From tending cows to slaying monsters, it's all in a day's work.
I've quickly grown a fondness for the way Japanese developers smartly use time as a mechanic to bond players with their characters and those in the game. I've plumbed TV worlds, I've led campaigns against the forces of darkness, I've hunted monsters, and now I've tended bovine. Rune Factory 4 is a special blend of Harvest Moon and active-battle dungeon crawling, but players may need to brace themselves for more exposition than they want.
Fans and series novices will have to learn all the basics and start from scratch with an amnesiac Prince or Princess as their avatar. There's a ton of dialogue and a long road to anything resembling a conclusion, but a commute or plane trip will fade away as the gameplay hours tally up. Rune Factory 4 will soak up more time than it actually takes to run a farm and slaughter monsters, but the franchise seems determined to remain insular and averse to risk.
This sounds really weird considering Rune Factory's history. It was born of a desperate need to radically evolve Harvest Moon, but after five different games across PlayStation and Nintendo platforms, this one seems a little stubborn. Players can tend to animals, crops, and fight through the story, but more often than not the game will follow in lockstep instructing them through the motions. I'd forgive anyone who can't stay entertained by the plot, which only exacerbates the time for a sweet grind.

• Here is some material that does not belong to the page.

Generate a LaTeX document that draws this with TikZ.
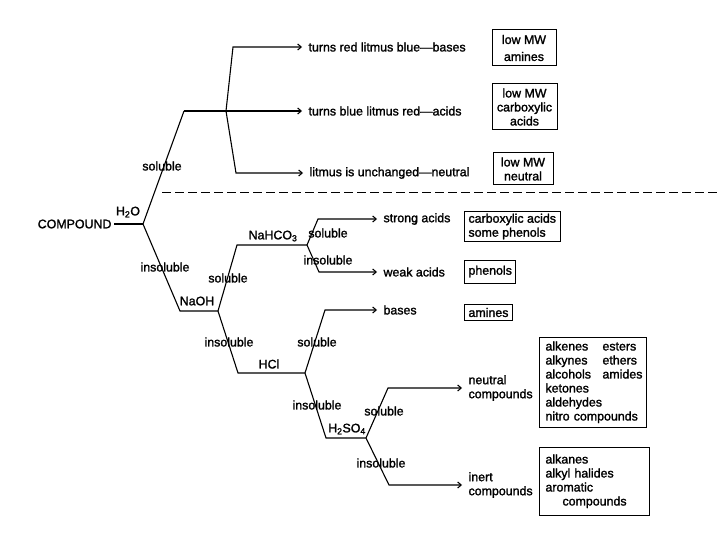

Where other games do a better job layering plot with an excessive tutorial section, Rune Factory 4 just lays it on thick. The light voice-acting and cheery music keep things on the humorous side, but any given character might annoy the bejeezus out of players. Earning points to unlock festivals and expansions, upgrading abilities, and upgrading the town are all still motivating, but it'll take a while before players see a lot of variety in any one area.

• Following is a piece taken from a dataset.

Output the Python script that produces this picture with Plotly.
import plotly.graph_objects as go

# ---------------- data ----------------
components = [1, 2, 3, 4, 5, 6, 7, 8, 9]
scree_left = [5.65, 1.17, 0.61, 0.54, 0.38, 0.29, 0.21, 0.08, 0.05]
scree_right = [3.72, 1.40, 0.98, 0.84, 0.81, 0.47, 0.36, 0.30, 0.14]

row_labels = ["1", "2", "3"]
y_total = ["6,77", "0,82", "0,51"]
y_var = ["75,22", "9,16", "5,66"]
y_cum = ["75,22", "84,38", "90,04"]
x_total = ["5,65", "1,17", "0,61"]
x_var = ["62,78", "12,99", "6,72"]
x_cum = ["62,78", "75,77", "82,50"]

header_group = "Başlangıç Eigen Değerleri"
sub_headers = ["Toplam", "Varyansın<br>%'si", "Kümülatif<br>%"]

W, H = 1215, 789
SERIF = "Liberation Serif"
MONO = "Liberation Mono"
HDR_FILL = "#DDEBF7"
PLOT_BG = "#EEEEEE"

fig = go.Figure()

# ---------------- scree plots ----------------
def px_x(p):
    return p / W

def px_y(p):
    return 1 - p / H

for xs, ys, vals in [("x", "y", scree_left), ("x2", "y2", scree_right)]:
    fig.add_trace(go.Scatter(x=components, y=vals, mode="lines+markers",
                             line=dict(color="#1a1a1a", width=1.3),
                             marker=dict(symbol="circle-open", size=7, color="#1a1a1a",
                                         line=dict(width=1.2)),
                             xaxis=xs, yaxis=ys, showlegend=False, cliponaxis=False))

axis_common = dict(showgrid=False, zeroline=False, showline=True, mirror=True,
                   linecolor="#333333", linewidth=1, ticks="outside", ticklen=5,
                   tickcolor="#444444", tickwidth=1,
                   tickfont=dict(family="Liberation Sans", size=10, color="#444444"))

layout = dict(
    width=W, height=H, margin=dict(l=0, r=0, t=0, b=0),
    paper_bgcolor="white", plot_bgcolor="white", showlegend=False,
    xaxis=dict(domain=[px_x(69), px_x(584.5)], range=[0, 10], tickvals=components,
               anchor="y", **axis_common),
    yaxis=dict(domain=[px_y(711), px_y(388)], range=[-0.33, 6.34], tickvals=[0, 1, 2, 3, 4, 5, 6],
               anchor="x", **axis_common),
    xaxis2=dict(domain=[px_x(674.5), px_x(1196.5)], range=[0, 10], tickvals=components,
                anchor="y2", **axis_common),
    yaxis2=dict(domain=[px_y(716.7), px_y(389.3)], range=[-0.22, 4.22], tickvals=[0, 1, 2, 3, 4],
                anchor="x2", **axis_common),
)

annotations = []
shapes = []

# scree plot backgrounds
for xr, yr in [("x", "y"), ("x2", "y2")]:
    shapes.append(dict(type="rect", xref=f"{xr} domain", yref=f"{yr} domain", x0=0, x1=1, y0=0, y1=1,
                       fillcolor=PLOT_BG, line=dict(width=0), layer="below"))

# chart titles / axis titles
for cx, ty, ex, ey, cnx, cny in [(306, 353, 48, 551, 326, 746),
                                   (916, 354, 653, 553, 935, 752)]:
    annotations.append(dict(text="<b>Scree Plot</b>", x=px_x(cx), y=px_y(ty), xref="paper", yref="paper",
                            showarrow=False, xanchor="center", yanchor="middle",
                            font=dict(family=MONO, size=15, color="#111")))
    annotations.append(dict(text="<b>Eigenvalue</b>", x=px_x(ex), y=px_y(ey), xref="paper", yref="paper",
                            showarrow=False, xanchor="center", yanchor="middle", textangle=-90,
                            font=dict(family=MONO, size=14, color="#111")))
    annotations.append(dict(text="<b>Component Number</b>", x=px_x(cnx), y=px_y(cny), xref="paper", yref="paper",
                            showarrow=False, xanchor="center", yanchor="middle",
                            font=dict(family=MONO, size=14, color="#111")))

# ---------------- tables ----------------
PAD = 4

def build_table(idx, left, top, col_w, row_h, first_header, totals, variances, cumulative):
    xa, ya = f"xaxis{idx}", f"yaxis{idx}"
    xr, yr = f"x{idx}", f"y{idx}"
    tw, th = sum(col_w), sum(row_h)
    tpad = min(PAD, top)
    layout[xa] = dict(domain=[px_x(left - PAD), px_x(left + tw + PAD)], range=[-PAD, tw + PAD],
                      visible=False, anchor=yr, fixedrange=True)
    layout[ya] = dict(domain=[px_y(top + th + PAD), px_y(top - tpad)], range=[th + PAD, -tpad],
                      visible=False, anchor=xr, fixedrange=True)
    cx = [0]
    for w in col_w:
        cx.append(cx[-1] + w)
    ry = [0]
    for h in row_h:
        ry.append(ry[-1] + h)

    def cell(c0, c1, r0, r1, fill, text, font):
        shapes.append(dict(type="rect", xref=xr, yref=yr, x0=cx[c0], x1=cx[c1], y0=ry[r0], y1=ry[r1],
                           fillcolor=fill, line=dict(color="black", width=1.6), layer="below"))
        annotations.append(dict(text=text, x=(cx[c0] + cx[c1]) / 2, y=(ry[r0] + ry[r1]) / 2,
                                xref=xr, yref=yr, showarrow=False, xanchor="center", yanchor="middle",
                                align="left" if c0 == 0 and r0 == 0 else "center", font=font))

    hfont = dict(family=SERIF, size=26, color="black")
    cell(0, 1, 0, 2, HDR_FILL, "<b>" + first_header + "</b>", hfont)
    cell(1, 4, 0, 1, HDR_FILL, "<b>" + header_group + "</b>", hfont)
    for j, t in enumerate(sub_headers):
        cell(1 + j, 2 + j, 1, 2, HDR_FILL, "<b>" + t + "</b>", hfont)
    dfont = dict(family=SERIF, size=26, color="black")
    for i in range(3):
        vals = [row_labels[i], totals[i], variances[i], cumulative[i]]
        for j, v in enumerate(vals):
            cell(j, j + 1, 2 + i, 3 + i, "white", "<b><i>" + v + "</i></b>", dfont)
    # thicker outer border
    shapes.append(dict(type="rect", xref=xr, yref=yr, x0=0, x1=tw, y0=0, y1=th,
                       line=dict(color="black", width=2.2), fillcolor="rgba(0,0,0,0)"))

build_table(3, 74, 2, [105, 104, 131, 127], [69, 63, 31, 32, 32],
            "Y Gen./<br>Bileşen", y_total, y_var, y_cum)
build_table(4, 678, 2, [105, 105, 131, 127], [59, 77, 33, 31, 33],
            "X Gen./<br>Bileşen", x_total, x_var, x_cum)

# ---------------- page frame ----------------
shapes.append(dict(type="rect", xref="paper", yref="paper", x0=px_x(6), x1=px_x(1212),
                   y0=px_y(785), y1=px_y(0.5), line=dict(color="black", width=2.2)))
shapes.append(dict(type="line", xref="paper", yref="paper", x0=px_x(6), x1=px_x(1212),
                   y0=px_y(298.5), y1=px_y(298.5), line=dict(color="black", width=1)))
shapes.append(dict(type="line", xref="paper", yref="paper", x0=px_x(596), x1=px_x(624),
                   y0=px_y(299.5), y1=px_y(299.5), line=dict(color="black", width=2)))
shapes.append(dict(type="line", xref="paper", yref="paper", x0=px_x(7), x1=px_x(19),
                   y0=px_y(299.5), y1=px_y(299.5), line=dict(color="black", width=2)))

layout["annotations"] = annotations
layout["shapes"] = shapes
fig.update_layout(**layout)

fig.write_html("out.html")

Allowing dedicated, knowledgeable players a larger variety of unlocks would work better and keep tutorial hours more interesting. Again, if the plot wears thin early, the writing will quickly wear on your nerves and hours will feel like days. As someone more a visitor than a Princely Mayor to the Rune Factory franchise, it felt like I had fallen out of the joke. Eventually more of the town opens and the social elements help you form a stronger bond with your character.
Some characters speak with each other, while others will require you to complete side objectives, both without too much repetition. Certainly, Rune Factory 4 is the distracted Japanophile to Animal Crossing's more abstract and by-the-numbers life simulation. Dungeons don't really help, as they feel like a complete sideshow to the steady growth of your town, but that also means they're only as fun as mashing buttons can be. Boss battles might feel like they take too long as enemies transform and feature lots of health, but it does end up feeling like conquering a mountain.
The franchise's matchmaking elements return and let players get down to business with all kinds of folk. Before anyone asks if the player can take someone to the barn house, Rune Factory 4 is rated E10+ which means players of all ages and backgrounds can enjoy the game so long as they like animé-styled art and big talking dragons.
For the next game in the series, I hope Rune Factory can strive to radically reinvent itself, because this entry's biggest weakness is that it can feel too refined and set in its ways. In keeping the door open for newcomers, it loses sight of breaking new ground.
Code provided by publisher. Exclusive to 3DS.